* Begin *

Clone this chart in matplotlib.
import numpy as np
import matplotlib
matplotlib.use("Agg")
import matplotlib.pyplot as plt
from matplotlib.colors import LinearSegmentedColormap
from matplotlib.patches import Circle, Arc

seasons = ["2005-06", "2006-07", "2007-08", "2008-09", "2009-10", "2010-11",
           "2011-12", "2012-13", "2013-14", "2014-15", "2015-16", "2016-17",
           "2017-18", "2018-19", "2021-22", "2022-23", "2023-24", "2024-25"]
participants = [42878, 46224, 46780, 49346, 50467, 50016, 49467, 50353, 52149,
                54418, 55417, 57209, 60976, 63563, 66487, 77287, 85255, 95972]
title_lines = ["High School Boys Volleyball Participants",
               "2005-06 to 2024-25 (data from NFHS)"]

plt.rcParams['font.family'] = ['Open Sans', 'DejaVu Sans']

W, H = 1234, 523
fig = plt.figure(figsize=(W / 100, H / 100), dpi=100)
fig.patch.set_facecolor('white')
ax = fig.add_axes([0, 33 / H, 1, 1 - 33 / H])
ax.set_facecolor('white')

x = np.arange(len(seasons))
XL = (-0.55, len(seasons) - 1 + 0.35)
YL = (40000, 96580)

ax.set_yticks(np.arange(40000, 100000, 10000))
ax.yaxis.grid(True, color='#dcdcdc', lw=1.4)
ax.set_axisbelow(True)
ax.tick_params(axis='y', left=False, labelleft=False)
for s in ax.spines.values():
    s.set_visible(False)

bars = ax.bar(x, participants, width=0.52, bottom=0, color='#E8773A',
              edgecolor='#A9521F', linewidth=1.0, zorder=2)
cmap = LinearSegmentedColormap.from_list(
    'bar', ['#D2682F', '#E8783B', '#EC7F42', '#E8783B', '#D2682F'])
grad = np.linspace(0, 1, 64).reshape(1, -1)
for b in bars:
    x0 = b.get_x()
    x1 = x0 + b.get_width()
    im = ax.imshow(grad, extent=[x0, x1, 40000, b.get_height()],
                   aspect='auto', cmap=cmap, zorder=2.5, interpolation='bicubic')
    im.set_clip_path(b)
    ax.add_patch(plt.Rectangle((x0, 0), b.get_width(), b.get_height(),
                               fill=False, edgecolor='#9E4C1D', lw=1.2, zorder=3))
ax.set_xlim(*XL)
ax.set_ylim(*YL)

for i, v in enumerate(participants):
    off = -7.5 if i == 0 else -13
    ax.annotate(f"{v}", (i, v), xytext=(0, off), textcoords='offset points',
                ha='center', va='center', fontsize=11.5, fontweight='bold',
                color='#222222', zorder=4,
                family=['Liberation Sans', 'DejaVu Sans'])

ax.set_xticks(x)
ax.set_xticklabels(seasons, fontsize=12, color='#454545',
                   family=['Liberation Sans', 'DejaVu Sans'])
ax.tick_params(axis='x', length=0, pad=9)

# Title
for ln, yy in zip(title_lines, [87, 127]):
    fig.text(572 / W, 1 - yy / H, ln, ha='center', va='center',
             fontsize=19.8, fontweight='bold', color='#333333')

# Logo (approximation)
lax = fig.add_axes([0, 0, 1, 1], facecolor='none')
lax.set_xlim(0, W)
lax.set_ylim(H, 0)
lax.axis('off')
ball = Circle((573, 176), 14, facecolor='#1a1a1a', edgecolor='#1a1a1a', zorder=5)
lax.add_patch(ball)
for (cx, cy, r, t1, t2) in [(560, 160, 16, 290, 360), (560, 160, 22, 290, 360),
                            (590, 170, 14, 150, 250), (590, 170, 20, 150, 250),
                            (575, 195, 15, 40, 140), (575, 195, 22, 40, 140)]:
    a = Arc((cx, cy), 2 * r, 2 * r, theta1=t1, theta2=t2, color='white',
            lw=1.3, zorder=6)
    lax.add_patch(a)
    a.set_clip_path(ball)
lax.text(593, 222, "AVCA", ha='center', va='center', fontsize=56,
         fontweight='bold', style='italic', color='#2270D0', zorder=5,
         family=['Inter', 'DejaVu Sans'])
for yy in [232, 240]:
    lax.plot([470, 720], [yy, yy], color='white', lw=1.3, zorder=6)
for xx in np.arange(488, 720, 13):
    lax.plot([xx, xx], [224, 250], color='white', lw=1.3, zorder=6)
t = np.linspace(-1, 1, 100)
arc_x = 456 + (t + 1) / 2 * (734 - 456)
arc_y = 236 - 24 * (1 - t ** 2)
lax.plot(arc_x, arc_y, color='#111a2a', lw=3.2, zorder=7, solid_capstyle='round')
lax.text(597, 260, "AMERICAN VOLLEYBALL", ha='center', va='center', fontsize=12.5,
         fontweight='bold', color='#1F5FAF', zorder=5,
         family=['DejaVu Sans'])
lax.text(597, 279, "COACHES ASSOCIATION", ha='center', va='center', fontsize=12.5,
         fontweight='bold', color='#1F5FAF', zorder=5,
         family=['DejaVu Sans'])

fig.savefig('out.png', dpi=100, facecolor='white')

* End *

Pull out each line of the listing that holds the string "matplotlib".

• **REPLY TO THE TASK**:
Clone this chart in matplotlib.
import matplotlib
matplotlib.use("Agg")
import matplotlib.pyplot as plt
from matplotlib.colors import LinearSegmentedColormap
from matplotlib.patches import Circle, Arc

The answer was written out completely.